It may seem unlikely if you are stuck in rush hour traffic out of Sharjah, but a report suggests the proportion of Dubai’s population commuting into the city is actually falling.
For thousands of low or moderately paid workers flocking to shops and offices across Dubai, commuting into the city from the northern emirates of Sharjah, Ajman and even Umm Al Quwain is an economic necessity because of high rents.
More people than ever are trying to avoid high rents in Dubai by commuting into the city each day to work from other emirates where rents are 30 to 40 per cent cheaper, according to Reidin.
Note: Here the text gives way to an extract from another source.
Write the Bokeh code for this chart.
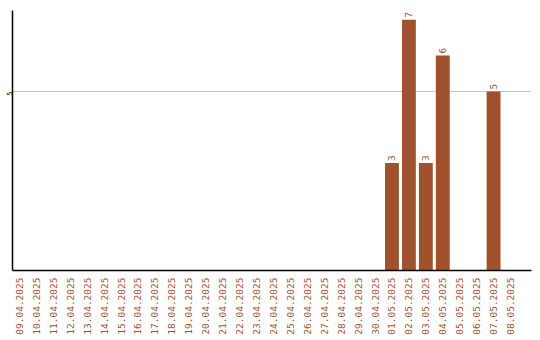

A total of 1.1 million people working in Dubai actually live outside the emirate – 31.1 per cent of the city’s daytime population – and take 90 minutes or more to commute one way. Some say they wake at 4am to beat the traffic jams.
But although the number of commuters in Dubai has increased more than five-fold in the past decade from fewer than 200,000 in 2005, the proportion of Dubai’s population commuting into the city is on the wane.
The number of Dubai workers who lived outside the emirate increased from 1.08 million in 2014 to 1.1 million last year – equal to nearly a third (31.7 per cent) of the total population.
“Of course the total number of people commuting to Dubai from the Northern Emirates has increased, but what we are seeing is that the proportion of the population doing this has been falling,” says Sameer Lakhani, the managing director of Global Capital Partners.
GCP number crunchers say that as the populations of both Dubai and the Northern Emirates have increased and the amount of affordable housing in Dubai has risen, the proportion of commuters in the city has actually fallen from 37.1 per cent in 2009 to 31.1 per cent last year following the property boom, when housing rents tripled.